2- "Madde 2- Ekonomik denge vergisi:

a) Gelir veya kurumlar vergisine ilişkin olarak 1994 takvim yılında verilmesi gereken yıllık, özel veya münferit beyannamelerdeki matrahlar üzerinden % 10;"

B- Dayanılan Anayasa Kuralları

İtiraz gerekçesinde dayanılan Anayasa kuralları da şunlardır:

1- "MADDE 2.- Türkiye Cumhuriyeti, toplumun huzuru, millî dayanışma ve adalet anlayışı içinde, insan haklarına saygılı, Atatürk milliyetçiliğine bağlı, başlangıçta belirtilen temel ilkelere dayanan, demokratik, lâik ve sosyal bir hukuk Devletidir."

2- "MADDE 19.- Herkes, kişi hürriyeti ve güvenliğine sahiptir.

Şekil ve şartları kanunda gösterilen:

Mahkemelerce verilmiş hürriyeti kısıtlayıcı cezaların ve güvenlik tedbirlerinin yerine getirilmesi; bir mahkeme kararının veya kanunda öngörülen bir yükümlülüğün gereği olarak ilgilinin yakalanması veya tutuklanması; bir küçüğün gözetim altında ıslahı veya yetkili merci önüne çıkarılması için verilen bir kararın yerine getirilmesi; toplum için tehlike teşkil eden bir akıl hastası, uyuşturucu madde veya alkol tutkunu, bir serseri veya hastalık yayabilecek bir kişinin bir müessesede tedavi, eğitim veya ıslahı için kanunda belirtilen esaslara uygun olarak alınan tedbirin yerine getirilmesi; usulüne aykırı şekilde ülkeye girmek isteyen veya giren, yada hakkında sınır dışı etme yahut geri verme kararı verilen bir kişinin yakalanması veya tutuklanması; halleri dışında kimse hürriyetinden yoksun bırakılamaz.

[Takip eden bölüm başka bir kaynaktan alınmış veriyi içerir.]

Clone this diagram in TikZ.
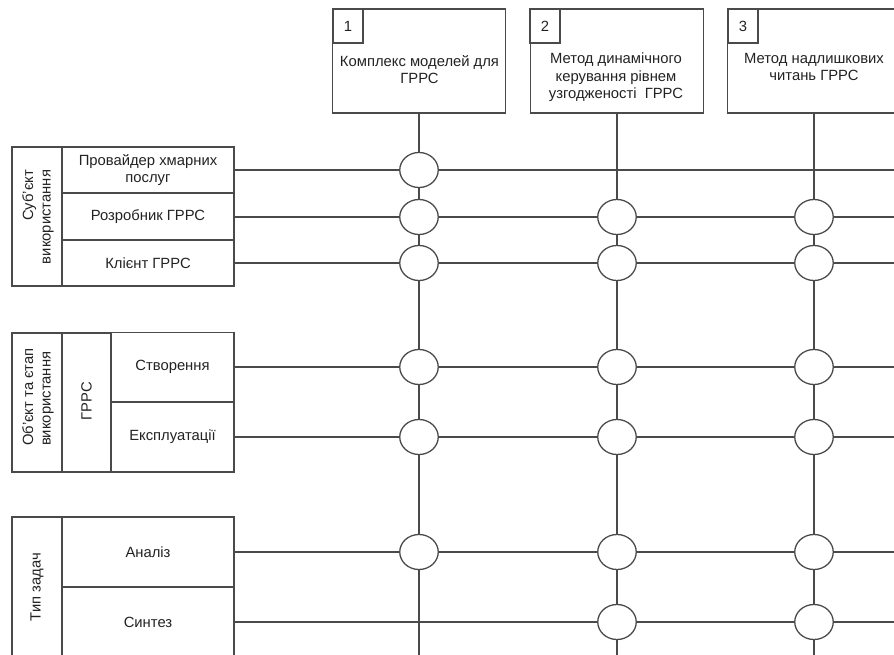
\documentclass[tikz,border=0pt]{standalone}
\usepackage{fontspec}
\setmainfont{Liberation Sans}
\usetikzlibrary{shapes.geometric}

\definecolor{linegray}{HTML}{4A4A4A}
\definecolor{textgray}{HTML}{222222}

\begin{document}
\begin{tikzpicture}[x=1pt, y=-1pt,
    font=\fontsize{14.8}{17.5}\selectfont, text=textgray]
\useasboundingbox (0, 0) rectangle (894, 655);
\clip (0, 0) rectangle (894, 655);

% helper points at the right and bottom edges
\coordinate (e) at (905, 0);
\coordinate (bot) at (0, 665);

\begin{scope}[
    every node/.style={rectangle,draw=linegray,line width=1.3pt,inner sep=0pt},
    every label/.append style={draw=none}]
    % methods along the top
    \node (b1) at (419, 61) [minimum width=173, minimum height=104] {};
    \node (b2) at (617, 61) [minimum width=173, minimum height=104] {};
    \node (b3) at (814, 61) [minimum width=173, minimum height=104] {};

    \node (n1) at (348, 26) [minimum width=30, minimum height=34] {1};
    \node (n2) at (545, 26) [minimum width=30, minimum height=34] {2};
    \node (n3) at (743, 26) [minimum width=30, minimum height=34] {3};

    % % subject of use
    \node (g1) at (37, 216.5) [minimum width=50, minimum height=139] {};
    \node (r1) at (148, 170) [minimum width=172, minimum height=46, align=center] {Провайдер хмарних\\послуг};
    \node (r2) at (148, 217) [minimum width=172, minimum height=47] {Розробник ГРРС};
    \node (r3) at (148, 263) [minimum width=172, minimum height=46] {Клієнт ГРРС};

    % % object and stage of use
    \node (g2) at (37, 402.5) [minimum width=50, minimum height=139] {};
    \node (s2) at (86.5, 402.5) [minimum width=49, minimum height=139] {};
    \node (r4) at (172.5, 367) [minimum width=123, minimum height=69] {Створення};
    \node (r5) at (172.5, 437) [minimum width=123, minimum height=70] {Експлуатації};

    % % task type
    \node (g3) at (37, 587) [minimum width=50, minimum height=140] {};
    \node (r6) at (148, 552) [minimum width=172, minimum height=70] {Аналіз};
    \node (r7) at (148, 622) [minimum width=172, minimum height=70] {Синтез};
\end{scope}

% titles of the methods
\begin{scope}[every node/.style={anchor=north,align=center,inner sep=0pt}]
    \node (t1) at (419.5, 55) {Комплекс моделей для\\ГРРС};
    \node (t2) at (616, 53) {Метод динамічного\\керування рівнем\\узгодженості~ ГРРС};
    \node (t3) at (814, 53) {Метод надлишкових\\читань ГРРС};
\end{scope}

% rotated group captions
\begin{scope}[every node/.style={rotate=90,inner sep=0pt}]
    \node (l1) at (38, 217) [align=right] {Суб’єкт\\використання};
    \node (l2) at (38, 397) [align=left] {Об’єкт та єтап\\використання};
    \node (l3) at (86.5, 401) {ГРРС};
    \node (l4) at (37, 587) {Тип задач};
\end{scope}

% grid lines
\begin{scope}[draw=linegray, line width=1.3pt]
    \draw (b1.south) -- (b1.south |- bot);
    \draw (b2.south) -- (b2.south |- bot);
    \draw (b3.south) -- (b3.south |- bot);

    \draw (r1.east) -- (r1.east -| e);
    \draw (r2.east) -- (r2.east -| e);
    \draw (r3.east) -- (r3.east -| e);
    \draw (r4.east) -- (r4.east -| e);
    \draw (r5.east) -- (r5.east -| e);
    \draw (r6.east) -- (r6.east -| e);
    \draw (r7.east) -- (r7.east -| e);
\end{scope}

% joints where a method applies
\begin{scope}[every node/.style={ellipse,draw=linegray,line width=1.3pt,fill=white,
    minimum width=38.5, minimum height=35, inner sep=0pt}]
    \node (j11) at (b1 |- r1) {};
    \node (j12) at (b1 |- r2) {};
    \node (j13) at (b1 |- r3) {};
    \node (j14) at (b1 |- r4) {};
    \node (j15) at (b1 |- r5) {};
    \node (j16) at (b1 |- r6) {};

    % % 2nd column
    \node (j22) at (b2 |- r2) {};
    \node (j23) at (b2 |- r3) {};
    \node (j24) at (b2 |- r4) {};
    \node (j25) at (b2 |- r5) {};
    \node (j26) at (b2 |- r6) {};
    \node (j27) at (b2 |- r7) {};

    % % 3rd column
    \node (j32) at (b3 |- r2) {};
    \node (j33) at (b3 |- r3) {};
    \node (j34) at (b3 |- r4) {};
    \node (j35) at (b3 |- r5) {};
    \node (j36) at (b3 |- r6) {};
    \node (j37) at (b3 |- r7) {};
\end{scope}
\end{tikzpicture}
\end{document}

Suçluluğu hakkında kuvvetli belirti bulunan kişiler, ancak kaçmalarını, delillerin yok edilmesini veya değiştirilmesini önlemek maksadıyla veya bunlar gibi tutuklamayı zorunlu kılan ve kanunda gösterilen diğer hallerde hâkim kararıyla tutuklanabilir. Hâkim kararı olmadan yakalama, ancak suçüstü halinde veya gecikmesinde sakınca bulunan hallerde yapılabilir; bunun şartlarını kanun gösterir.

Yakalanan veya tutuklanan kişilere, yakalama veya tutuklama sebepleri ve haklarındaki iddialar herhalde yazılı ve bunun hemen mümkün olmaması halinde sözlü olarak derhal, toplu suçlarda engeç hâkim huzuruna çıkarılıncaya kadar bildirilir.

Yakalanan veya tutuklanan kişi, tutulma yerine en yakın mahkemeye gönderilmesi için gerekli süre hariç engeç kırksekiz saat ve toplu olarak işlenen suçlarda ençok onbeş gün içinde hâkim önüne çıkarılır. Kimse, bu süreler geçtikten sonra hâkim kararı olmaksızın hürriyetinden yoksun bırakılamaz. Bu süreler olağanüstü hal, sıkıyönetim ve savaş hallerinde uzatılabilir.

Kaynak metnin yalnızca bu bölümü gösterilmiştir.